What is ETF implied liquidity

Shashikant Singh
/ Categories: Mutual Fund
What is ETF implied liquidity

Many investors are willing to invest in exchange-traded funds (ETF); however, lack of knowledge about various aspects of the ETF trading is restricting them from making any move. One of the most common thing that most people do not know about, is the liquidity issue. Many of the ETFs are thinly-traded and have lower assets under management (AUM). This sends a signal to investors that the liquidity in the ETF is not sufficient to trade and, hence, better to remain away from such ETFs.

 

Nevertheless, the core liquidity of an exchange-traded fund (ETF) is based upon the underlying basket, which the ETF represents.
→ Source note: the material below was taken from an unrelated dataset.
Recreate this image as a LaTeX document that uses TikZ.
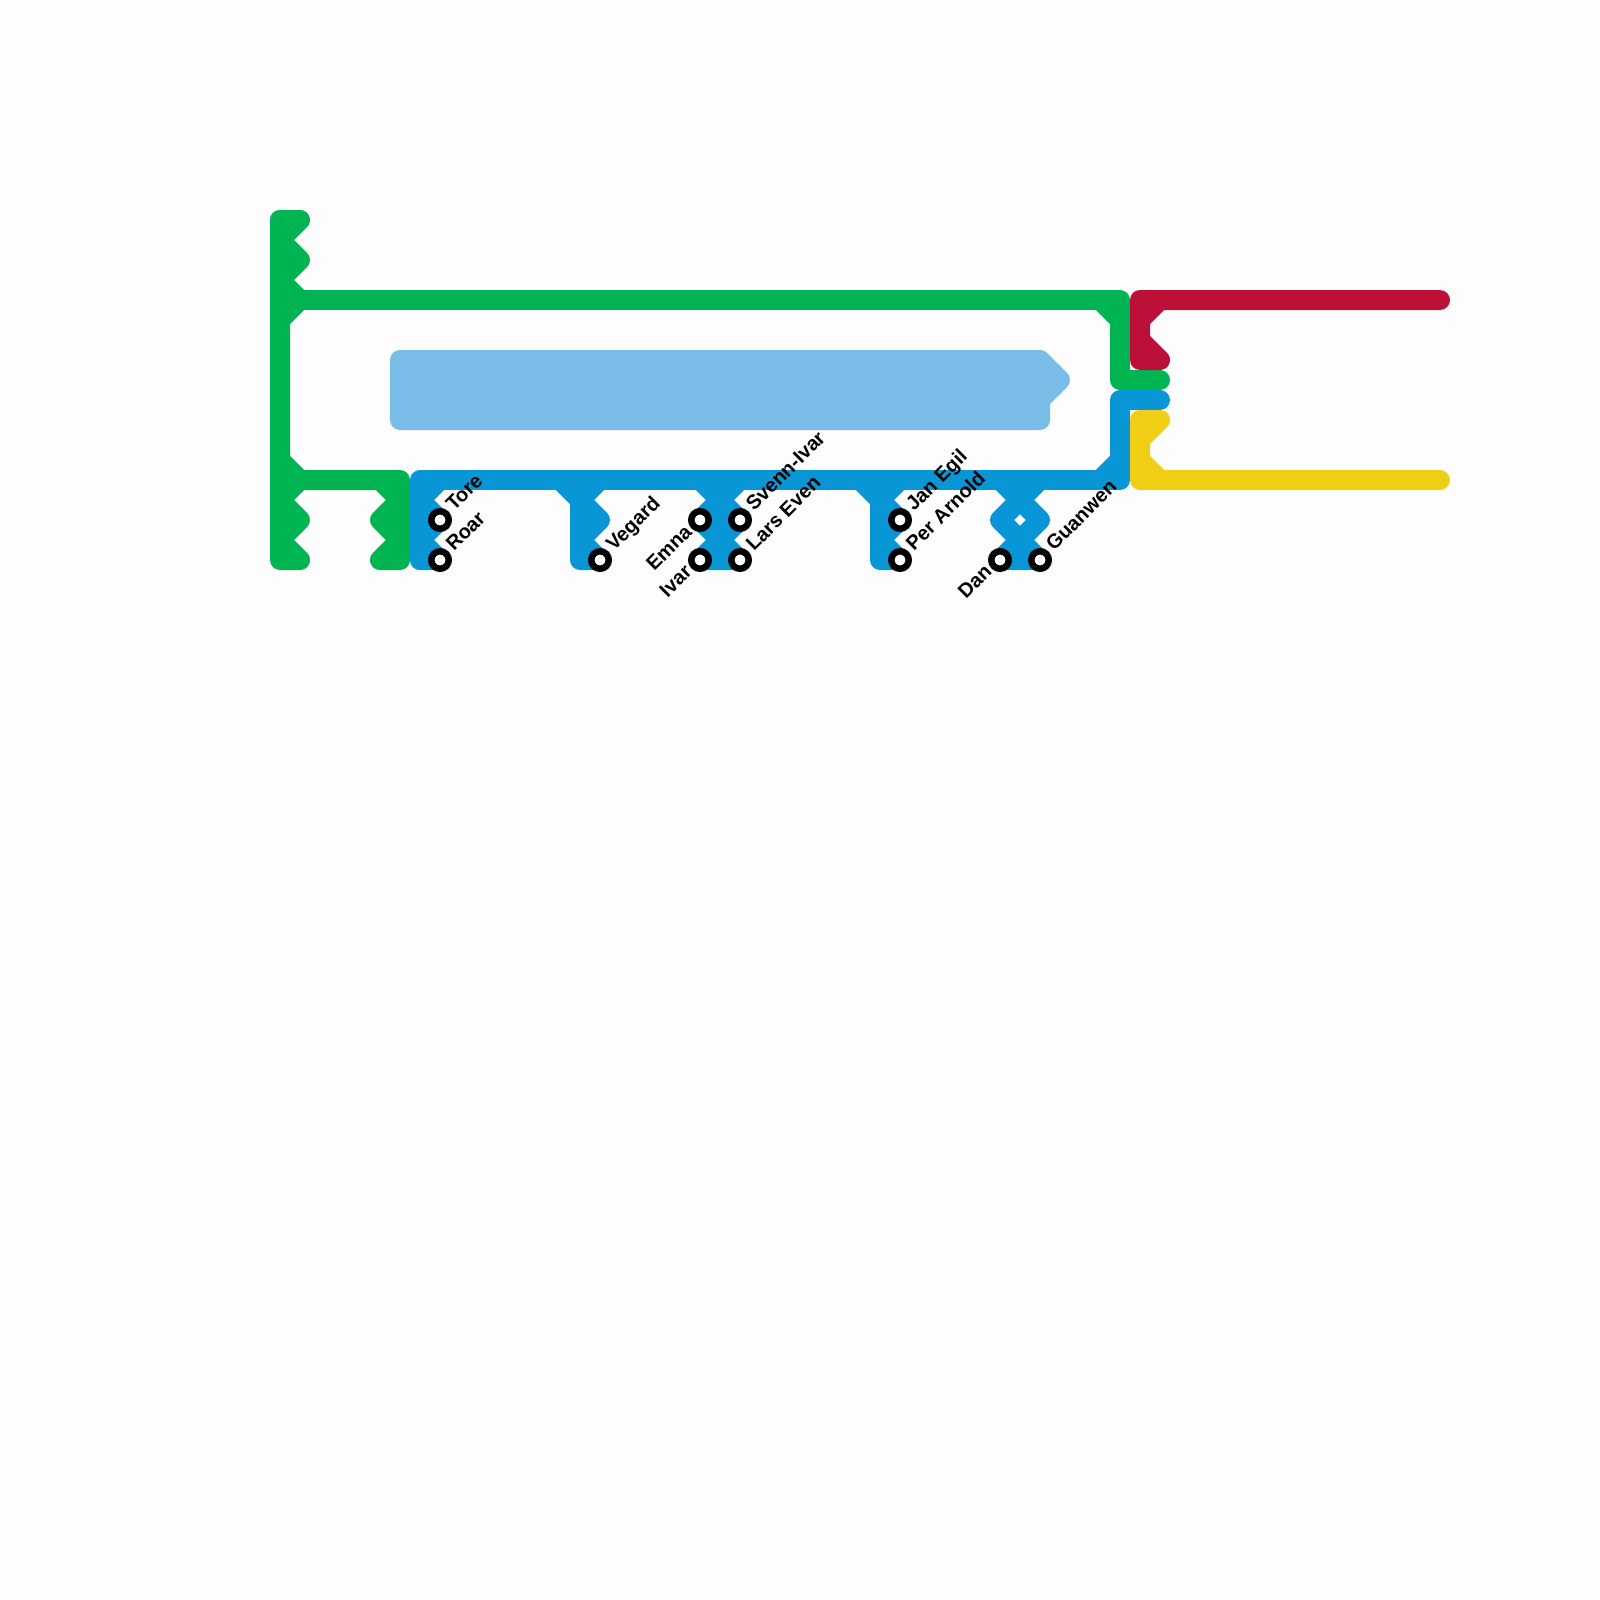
\documentclass[tikz,border=0pt]{standalone}
\usepackage{fontspec}
\setmainfont{Liberation Sans}
\usepackage{xcolor}
\usetikzlibrary{positioning}
\definecolor{pagewhite}{RGB}{253, 253, 253}
\definecolor{linegreen}{RGB}{0, 181, 81}
\definecolor{lineblue}{RGB}{8, 150, 215}
\definecolor{linesky}{RGB}{122, 188, 232}
\definecolor{linered}{RGB}{189, 16, 56}
\definecolor{lineyellow}{RGB}{240, 206, 21}
\tikzset{
    track/.style={line width=20pt, line cap=round, line join=round},
    stn/.style={circle, draw=black, fill=white, line width=6.5pt, inner sep=0pt, outer sep=0pt, minimum size=17.5pt},
    namer/.style={font=\fontsize{20}{22}\selectfont\bfseries, rotate=45, anchor=base west, inner sep=0pt, text=black},
    namel/.style={font=\fontsize{20}{22}\selectfont\bfseries, rotate=45, anchor=base east, inner sep=0pt, text=black}
}

\begin{document}
\begin{tikzpicture}[x=1pt, y=-1pt]
    \useasboundingbox[fill=pagewhite] (0,0) rectangle (1600,1600);

    % Green trunk and branches
    \draw[track, draw=linegreen] (280,220) -- (280,560) -- (300,560) -- (280,540) -- (300,520) -- (280,500) -- (300,480) -- (280,460);
    \draw[track, draw=linegreen] (280,220) -- (300,220) -- (280,240) -- (300,260) -- (280,280) -- (300,300) -- (280,320);
    \draw[track, draw=linegreen] (300,300) -- (1120,300) -- (1120,380) -- (1160,380);
    \draw[track, draw=linegreen] (1100,300) -- (1120,320);
    \draw[track, draw=linegreen] (300,480) -- (400,480) -- (400,560) -- (380,560) -- (400,540) -- (380,520) -- (400,500) -- (380,480);

    % Pale block
    \draw[track, draw=linesky, fill=linesky] (400,360) -- (1040,360) -- (1060,380) -- (1040,400) -- (1040,420) -- (400,420) -- cycle;

    % Blue main line
    \draw[track, draw=lineblue] (420,560) -- (420,480) -- (1120,480) -- (1120,400) -- (1160,400);
    \draw[track, draw=lineblue] (1100,480) -- (1120,460);
    % Blue spurs
    \draw[track, draw=lineblue] (440,480) -- (420,500) -- (440,520) -- (420,540) -- (440,560) -- (420,560);
    \draw[track, draw=lineblue] (560,480) -- (580,500) -- (580,560) -- (600,560) -- (580,540) -- (600,520) -- (580,500) -- (600,480);
    \draw[track, draw=lineblue] (720,480) -- (720,560);
    \draw[track, draw=lineblue] (700,480) -- (720,500) -- (700,520) -- (720,540) -- (700,560) -- (740,560) -- (720,540) -- (740,520) -- (720,500) -- (740,480);
    \draw[track, draw=lineblue] (860,480) -- (880,500) -- (880,560) -- (900,560) -- (880,540) -- (900,520) -- (880,500) -- (900,480);
    \draw[track, draw=lineblue] (1000,480) -- (1020,500) -- (1000,520) -- (1020,540) -- (1040,520) -- (1020,500) -- (1040,480);
    \draw[track, draw=lineblue, fill=lineblue] (1000,560) -- (1020,540) -- (1040,560) -- cycle;

    % Red and yellow lines
    \draw[track, draw=linered] (1440,300) -- (1140,300) -- (1140,360) -- (1160,360) -- (1140,340);
    \draw[track, draw=linered] (1160,300) -- (1140,320);
    \draw[track, draw=lineyellow] (1440,480) -- (1140,480) -- (1140,420) -- (1160,420) -- (1140,440);
    \draw[track, draw=lineyellow] (1160,480) -- (1140,460);

    % Stations
    \node[stn] (tore) at (440,520) {};
    \node[stn] (roar) at (440,560) {};
    \node[stn] (vegard) at (600,560) {};
    \node[stn] (emna) at (700,520) {};
    \node[stn] (ivar) at (700,560) {};
    \node[stn] (svennivar) at (740,520) {};
    \node[stn] (larseven) at (740,560) {};
    \node[stn] (janegil) at (900,520) {};
    \node[stn] (perarnold) at (900,560) {};
    \node[stn] (dan) at (1000,560) {};
    \node[stn] (guanwen) at (1040,560) {};

    % Station names
    \node[namer] (toretext) at ([shift={(14,-8)}]tore) {Tore};
    \node[namer] (roartext) at ([shift={(14,-8)}]roar) {Roar};
    \node[namer] (vegardtext) at ([shift={(14,-8)}]vegard) {Vegard};
    \node[namel] (emnatext) at ([shift={(-7,13)}]emna) {Emna};
    \node[namel] (ivartext) at ([shift={(-7,13)}]ivar) {Ivar};
    \node[namer] (svennivartext) at ([shift={(14,-8)}]svennivar) {Svenn-Ivar};
    \node[namer] (larseventext) at ([shift={(14,-8)}]larseven) {Lars Even};
    \node[namer] (janegiltext) at ([shift={(14,-8)}]janegil) {Jan Egil};
    \node[namer] (perarnoldtext) at ([shift={(14,-8)}]perarnold) {Per Arnold};
    \node[namel] (dantext) at ([shift={(-7,13)}]dan) {Dan};
    \node[namer] (guanwentext) at ([shift={(14,-8)}]guanwen) {Guanwen};
\end{tikzpicture}
\end{document}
For example, Edelweiss ETF - Nifty 50, which is based on Nifty 50 and is benchmarked to Nifty 50-TRI, has an AUM of mere Rs. 1.1 crores at the end of October 2019. In the last one month ended November 13, 2019, the average trading volume of the ETF was at 7.6 and the total trading volume was merely 114 in the entire month. If we compare these parameters with trading in shares, it might indicate that they have lower liquidity and, hence, cannot be traded easily. Even if you want to trade you will have to bear a higher impact cost.

 

You can buy the actual ETF in the market or you can buy the exact basket, underlying the ETF, and convert it into ETF shares via the creation redemption mechanism. This is probably one of the most important concepts in understanding how an ETF works and it underpins the trading differences from stocks. The discussion around trading volume and potential liquidity have hamstrung many clients.

 

ETF trading volume is not equal to ETF liquidity. This is a critical concept to understand when looking at ETFs, perhaps one of the most critical considerations when assessing your investment amount. ETF volume is a historical number that shows what has traded in the past. ETF-implied liquidity is a forward-looking number that gives an idea of how much of an ETF can be traded in the future. It can be assessed by taking the average daily volume of an ETF itself as a benchmark or how many ETF shares can be traded without a bigger impact cost. In addition to this, what determines the liquidity of ETF, are the liquidity of underlying securities, derivatives based on the ETF, and correlated, but different, trading vehicles.

 

Therefore, you need to understand that liquidity of an ETF is a function of a much greater group of variables than just the historical trading volume.